Upon marrying and moving to a platted housing area, I saw the need to maintain my turf in many ways and never received a complaint from the homeowners association for not keeping the grass and shrubbery in check.

I still had this vision of rural life where I could enjoy nature and blend it with a small area of formal plantings. Not in Iowa! It’s all mowed! If the house sits a quarter mile back from the road, the driveway is not proper unless the grass is an inch high all the way from the right-of-way to the house.

It apparently is a whole “Midwest thing” as I recall being a reporter in the early 1980s and covering a visit to the farm of U.S. Secretary of Agriculture, John Block, by ministers of agriculture from around the world. As we drove down the 10-mile stretch, from the Interstate highway to his farm, I noticed that each farmstead had their yard neatly mown and the roadside clipped for a hundred yards either side. I commented to an Illinois reporter that this was a fine gesture, for them to give special care in honor of the distinguished guests who would be traveling the road in the next few days. He looked at me with a strange expression (“You’re an Okie, aren’t you?”) and said that this was the way these farms always looked.

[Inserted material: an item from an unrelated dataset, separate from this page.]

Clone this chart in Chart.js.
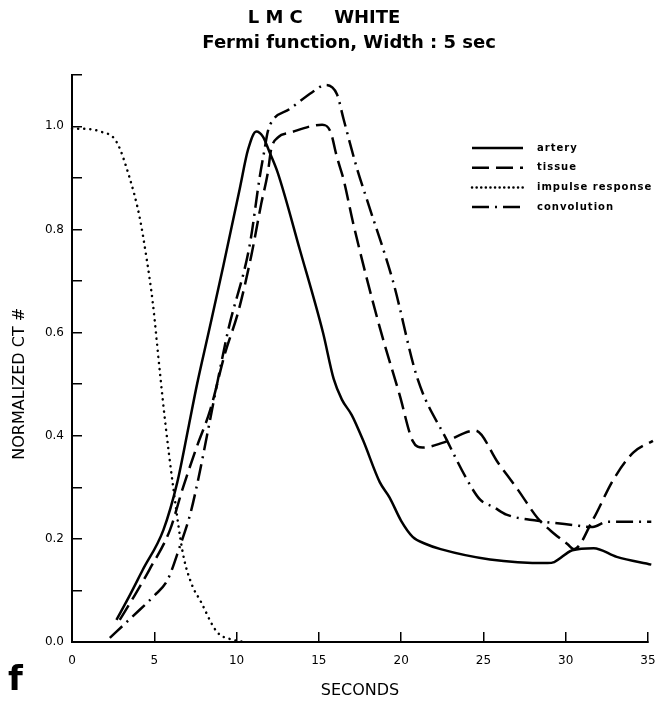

I forgot that experience until the grass broke dormancy in March and the lawnmowers started to chase any sprig tall enough to chop. This week we will move into a house on an acre of land and my wife’s concern is that we get the grass in quickly and a suitable lawnmower to allow coverage of the entire area.

Again, I pause and look at what prosperity has brought us. We’ve transitioned from a culture that had no time to tend anything but fields and livestock to a society that judges us by the texture and color of our landscape. From rural people who made no expenditure that was not justified to one that spends thousands of dollars so we can possess a machine of the right size and color to trim every inch of our domain.

So, if you are driving down an Iowa highway this year, be on the lookout for lawn tractors pulling up on the shoulder and out into traffic. I’ll be the guy with the goggles and the crash helmet.